New York Mayor William O'Dwyer advocated removing the influence of the ALP from the Democratic Party. After ALP candidates were successful in winning Republican nominations, Governor Thomas Dewey, who had run for district attorney with ALP support in 1937, turned against the party and sought to extricate the party from GOP primaries. On March 25, 1947, Dewey signed the Wilson Pakula Act into law. Its first target, Marcantonio, narrowly won re-election in 1948 running only on the ALP line, but was defeated in 1950.

Challenges to the law's constitutionality were denied in a number of cases in New York State. In Werbel v Gernstein (1948), the court held that "the Wilson-Pakula Law was designed to protect the integrity of political parties and to prevent the invasion into or the capture of control of political parties by persons not in sympathy with the principles of such political parties".

==In practice==
The law states:

The members of the party committee representing the political subdivision of the office for which a designation or nomination is to be made, unless the rules of the party provide for another committee, in which case the members of such other committee, and except as hereinafter in this subdivision provided with respect to certain offices in the city of New York, may, by a majority vote of those present at such meeting provided a quorum is present, authorize the designation or nomination of a person as candidate for any office who is not enrolled as a member of such party as provided in this section.

Parties running candidates for the first time are exempt, as are judicial candidates and those chosen by a caucus of the party members.

Prior to the law's passage, candidates often ran in primary elections of multiple parties, creating a fusion ticket. Initially, it was thought that the law could end these fusion candidacies. However, in practice, it has allowed smaller parties in New York to remain relevant as candidates from the major parties often seek their endorsements to expand their appeal. This is largely because of the unusual New York practice of allowing a candidate to have his name on the ballot once for each party who nominates him and to have all the votes for him or her on whatever line added together.

A candidate that does not receive a Wilson Pakula but seeks to run in that party's primary election has the option of seeking an opportunity to ballot by circulating petitions in the same manner as any party member who seeks to challenge the designated party nominee in a primary. Primary candidates who run via the opportunity to ballot process cannot appear on the primary ballot and must run as write-in candidates. The Wilson Pakula and opportunity to ballot laws only apply to qualified New York political parties; for political organizations that do not meet that definition (for example, the Reform Party), there are no primary elections, and the first person to submit a valid independent nominating petition under a party name gets to use that line, regardless of that person's party registration.

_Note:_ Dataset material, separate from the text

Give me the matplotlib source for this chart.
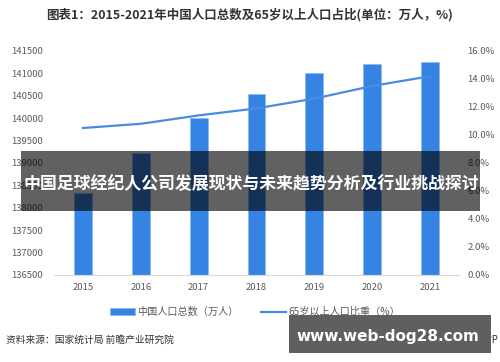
import numpy as np
import matplotlib.pyplot as plt
from matplotlib.patches import Rectangle

plt.rcParams['font.family'] = ['Noto Sans CJK SC', 'DejaVu Sans']

years = ['2015', '2016', '2017', '2018', '2019', '2020', '2021']
population = [138326, 139232, 140011, 140541, 141008, 141212, 141260]
elderly_share = [10.5, 10.8, 11.4, 11.9, 12.6, 13.5, 14.2]

bar_color = '#3584e4'
line_color = '#4a8be2'
text_gray = '#595959'

fig = plt.figure(figsize=(5, 3.62), dpi=100)
ax = fig.add_axes([54 / 500, 87 / 362, 405 / 500, 224 / 362])
x = np.arange(len(years))

ax.bar(x, population, 0.31, color=bar_color, edgecolor='#8ab8f0', linewidth=0.5,
       label='中国人口总数（万人）', zorder=2)
ax.set_ylim(136500, 141500)
ax.set_yticks(np.arange(136500, 141501, 500))
ax.set_xlim(-0.5, len(years) - 0.5)
ax.set_xticks(x)
ax.set_xticklabels(years)

ax2 = ax.twinx()
ax2.plot(x, elderly_share, color=line_color, linewidth=1.6, label='65岁以上人口比重（%）', zorder=3)
ax2.set_ylim(0, 16)
ax2.set_yticks(np.arange(0, 16.1, 2))
ax2.set_yticklabels(['{:.1f}%'.format(v) for v in np.arange(0, 16.1, 2)])

for a in (ax, ax2):
    for s in a.spines.values():
        s.set_visible(False)
    a.tick_params(length=0, labelsize=6.8, colors=text_gray)
ax.spines['bottom'].set_visible(True)
ax.spines['bottom'].set_color('#d9d9d9')
ax.tick_params(axis='y', pad=8)
ax.tick_params(axis='x', pad=6)
ax2.tick_params(axis='y', pad=6)

fig.text(0.5, 1 - 15 / 362, '图表1：2015-2021年中国人口总数及65岁以上人口占比(单位：万人，%)',
         ha='center', va='center', fontsize=9, fontweight='bold', color='#333333')

h1, l1 = ax.get_legend_handles_labels()
h2, l2 = ax2.get_legend_handles_labels()
fig.legend(h1 + h2, l1 + l2, loc='center', bbox_to_anchor=(0.51, 1 - 312 / 362), ncol=2,
           frameon=False, fontsize=7.3, labelcolor=text_gray, handlelength=2.5,
           handletextpad=0.2, columnspacing=2.2)

fig.text(6 / 500, 1 - 340 / 362, '资料来源：国家统计局 前瞻产业研究院', ha='left', va='center',
         fontsize=7, color='#333333')
fig.text(498 / 500, 1 - 340 / 362, '制图：前瞻经济学人APP', ha='right', va='center',
         fontsize=7, color='#333333')

# dark overlay band with headline
fig.patches.append(Rectangle((21 / 500, 151 / 362), 459 / 500, 60 / 362, transform=fig.transFigure,
                             facecolor='black', alpha=0.62, zorder=10))
fig.text(251 / 500, 1 - 184 / 362, '中国足球经纪人公司发展现状与未来趋势分析及行业挑战探讨',
         ha='center', va='center', fontsize=12.2, fontweight='bold', color='white', zorder=11)

# watermark box bottom right
fig.patches.append(Rectangle((289 / 500, 1 - 353 / 362), 202 / 500, 38 / 362, transform=fig.transFigure,
                             facecolor='#5f5f5f', zorder=10))
fig.text(388 / 500, 1 - 336 / 362, 'www.web-dog28.com', ha='center', va='center',
         fontsize=11, fontweight='bold', color='white', family='DejaVu Sans', zorder=11)

fig.savefig('out.png', dpi=100)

While less common, Wilson Pakula certificates have been given by major parties as well. In 2008, Mayor Michael Bloomberg, who became an independent after winning two elections as a Republican, had to obtain a Wilson Pakula in order to run with the Republican nomination a third time. More recently, the New York Republican Party chairman, Edward F. Cox, spearheaded an effort to get a Wilson Pakula for Steve Levy, a Democrat, to run on the Republican line. His effort was unsuccessful as Levy received only 43% of the vote at the Republican state convention, short of the majority he needed. In 2017, Bo Dietl also sought the Republican Party line to run for New York City Mayor.

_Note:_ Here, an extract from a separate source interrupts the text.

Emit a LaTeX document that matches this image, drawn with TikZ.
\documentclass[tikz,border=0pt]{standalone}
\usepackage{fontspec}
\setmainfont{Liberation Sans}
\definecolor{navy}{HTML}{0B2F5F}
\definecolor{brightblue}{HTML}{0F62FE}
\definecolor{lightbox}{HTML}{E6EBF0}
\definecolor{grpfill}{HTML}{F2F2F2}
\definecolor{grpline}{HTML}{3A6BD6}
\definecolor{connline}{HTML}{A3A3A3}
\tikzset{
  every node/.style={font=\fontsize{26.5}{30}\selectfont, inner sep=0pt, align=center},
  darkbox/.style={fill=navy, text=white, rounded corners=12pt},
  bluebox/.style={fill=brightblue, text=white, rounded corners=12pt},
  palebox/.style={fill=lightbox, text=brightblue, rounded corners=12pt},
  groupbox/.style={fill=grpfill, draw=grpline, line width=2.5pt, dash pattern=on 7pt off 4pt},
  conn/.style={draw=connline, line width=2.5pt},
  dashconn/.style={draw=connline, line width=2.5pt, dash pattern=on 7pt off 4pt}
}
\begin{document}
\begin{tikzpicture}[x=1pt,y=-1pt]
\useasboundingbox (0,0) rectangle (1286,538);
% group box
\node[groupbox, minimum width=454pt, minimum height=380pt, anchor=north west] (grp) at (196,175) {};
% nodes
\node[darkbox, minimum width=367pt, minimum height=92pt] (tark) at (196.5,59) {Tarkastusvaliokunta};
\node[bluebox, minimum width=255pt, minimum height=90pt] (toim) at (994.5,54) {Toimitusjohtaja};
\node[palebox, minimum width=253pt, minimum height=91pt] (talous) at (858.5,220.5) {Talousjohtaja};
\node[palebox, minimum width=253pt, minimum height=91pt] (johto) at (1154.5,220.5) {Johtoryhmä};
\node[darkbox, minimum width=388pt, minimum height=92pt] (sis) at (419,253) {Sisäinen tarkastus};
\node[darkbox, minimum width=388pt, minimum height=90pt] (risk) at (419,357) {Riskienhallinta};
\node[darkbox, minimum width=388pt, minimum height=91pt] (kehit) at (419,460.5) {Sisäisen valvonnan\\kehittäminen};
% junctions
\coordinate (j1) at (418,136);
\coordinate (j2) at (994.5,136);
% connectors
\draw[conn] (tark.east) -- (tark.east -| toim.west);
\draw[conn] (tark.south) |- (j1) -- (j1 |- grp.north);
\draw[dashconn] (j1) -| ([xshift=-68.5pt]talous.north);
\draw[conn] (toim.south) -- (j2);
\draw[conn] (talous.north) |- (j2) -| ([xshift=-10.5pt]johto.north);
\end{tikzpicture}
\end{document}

==Proposals to repeal Wilson Pakula ==
In April 2013, federal law enforcement officers arrested numerous New York City-area politicians. These included Democratic State Senator Malcolm Smith and Republican City Councilman Dan Halloran, who were charged with trying to bribe various Republican political leaders so as to get Smith onto the 2013 mayoral election ballot as a Republican. Also arrested were the Mayor of Spring Valley and local Republican party leaders. Governor Andrew Cuomo unveiled a bill to repeal the Wilson Pakula Act, as a way of addressing state corruption. The bill requires non-party member candidates to go through a petition process to use that party's ballot access.